JC (François Damiens) è un uomo dalla vita apparentemente tranquilla. Tutte le sere torna nella sua casa silenziosa, dove ad aspettarlo c’è solo il suo pesciolino rosso. Ma JC ha anche un hobby che lo riempie di gioia: il tango. Una volta a settimana l’uomo si reca in una scuola di ballo per liberarsi un po’ dai suoi pensieri ed è in quella sede che fa la conoscenza della misteriosa Alice (Anne Paulicevich). Il secondo incontro avviene nella prigione dove lui lavora come secondino; scopre infatti che la donna fa regolarmente visita a due uomini accusati d’omicidio: il marito e l’amante.

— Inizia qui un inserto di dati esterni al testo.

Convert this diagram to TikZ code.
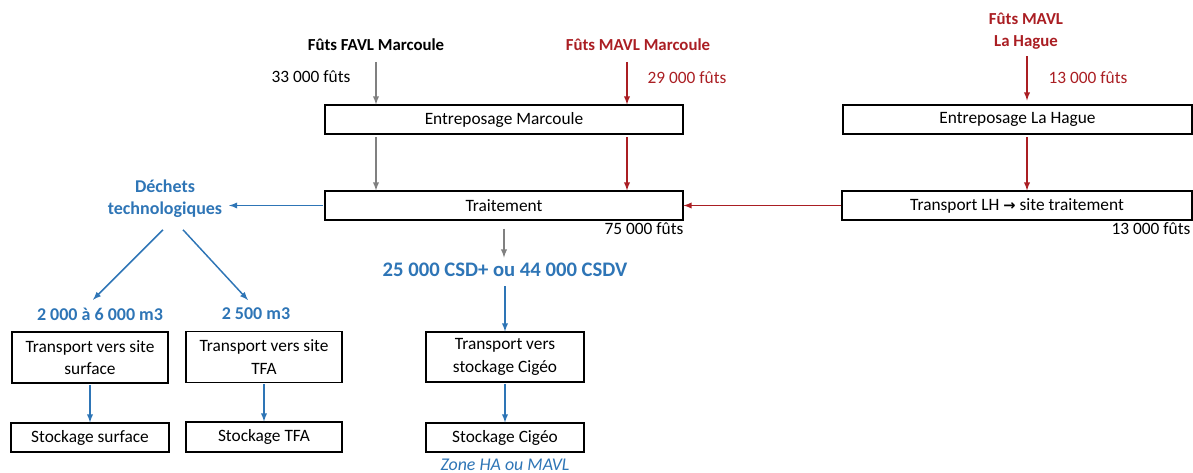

Un menage à trois che in nessun modo sembra disposto ad accogliere un quarto elemento.


Tango Libre è una pellicola che tratta personaggi e situazioni in maniera mai banale, soffermandosi sul bisogno dei caratteri messi in scena di uscire dalle costrizioni della vita, da una quotidianità che molto spesso è deludente. Il ballo in questo senso – e più in generale la musica – si trasforma in una valvola di sfogo, una via di accesso privilegiata ad un mondo altro, dove l’eccentricità di Alice e il carattere schivo di JC diventano solo dei fardelli da lasciarsi alle spalle, in nome di una libertà spirituale a lungo ricercata. Il regista Frédéric Fonteyne lascia che sia proprio la musica a concretizzarsi in una sorta di personaggio aggiunto, deus ex machina che tutto rende possibile e tutto risolve, anche quelle situazioni che sembrano troppo ingarbugliate per giungere ad una risoluzione. Eppure, nonostante questa scelta precisa, Fonteyne non permette mai alle scene musicali di prendere il sopravvento, non le rende in sostanza un leit motiv ridondante, piuttosto si adagia su un equilibrio ben studiato di scrittura (a cura di Philippe Blasband con la collaborazione della protagonista Paulicevich) e declinazione filmica, che pone le sue migliori qualità sulla capacità di non concedersi a facili sproloqui. Un velo di parole non dette cala tra i personaggi, cooperando alla costruzione di un mondo diegetico dove anche i silenzi, così come la musica, hanno valore disvelatorio. Peccato per il finale un po’ troppo affrettato e a tratti poco credibile, in cui si perde gran parte dell’eleganza che, al contrario, caratterizza tutto il film.